Atom Wave: Physics of the Impossible

Atom Wave

Sunday, November 02, 2008

Physics of the Impossible

The impossible is overrated. The magical machines of science fiction, from force fields, phasers, and teleporters aren’t as imaginary as advertised. In the fascinating new book by theoretical physicist Michio Kaku, the theoretical unknown is explored.


Physics of the Impossible

It turns out that the physical laws governing this world are very forgiving. You might never conjure up a perpetual motion machine, but you can still build the next best things. While physics is widely considered by many to be incomplete, plenty is known already about the world down to the subatomic level and up to the great galaxy clusters.

In Star Trek, one of Mr. Picard’s favorite pastimes is vaporizing any starship that gets in his way. Why not, I would! The typical weapon of choice in the Federation is the Phaser; that as of yet has never been fully explained. All that is known is that they use superconducting crystals. Stepping away from the fictional, lasers and masers are the only known directed energy weapons known to physics today. Still, in order to destroy any large object today; you will still need something much meaner. Lasing materials are limited in power by their medium, typically a solid or a liquid. Eliminate that and you can achieve much higher energies. The most powerful known today is still a nuclear explosion. During the Reagan years, Edward Teller advocated the development of an x-ray laser pumped by an exploding hydrogen bomb.

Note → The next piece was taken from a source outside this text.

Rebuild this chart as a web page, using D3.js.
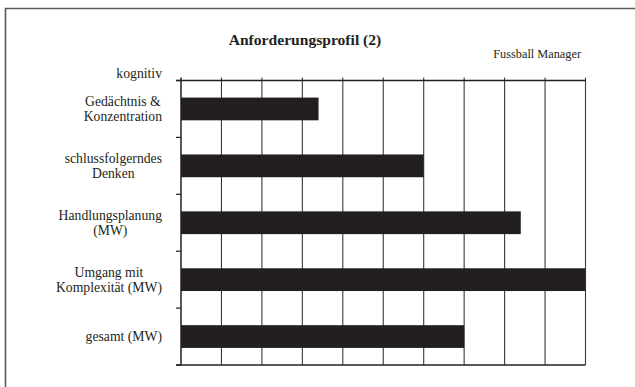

With the photon torpedoes in the sky, the captain must have by now ordered shields. Now as some of you know, in Star Trek shields are portrayed as force fields of a kind. They already exist, sort of. In 1995, Brookhaven physicist Ady Herschcovitch invented the plasma window. It won’t stop an incoming missile yet, but it can trap atmosphere. It works by trapping plasma within a grid of electric and magnetic fields.

Finally, with the Enterprise adrift and on fire: the captain and crew must abandon ship. Why did he think that he could take on the Borg fleet? No teleporter exists today that can transport a human, much less a molecule. There is hope. Physicists at the Niels Bohr Institute and the Max Plank Institute have teleported cesium atoms by quantum entanglement, but by just one yard.

This is just the beginning of the impossible. Much more awaits science in the decades and centuries to come, assuming that humans last that long.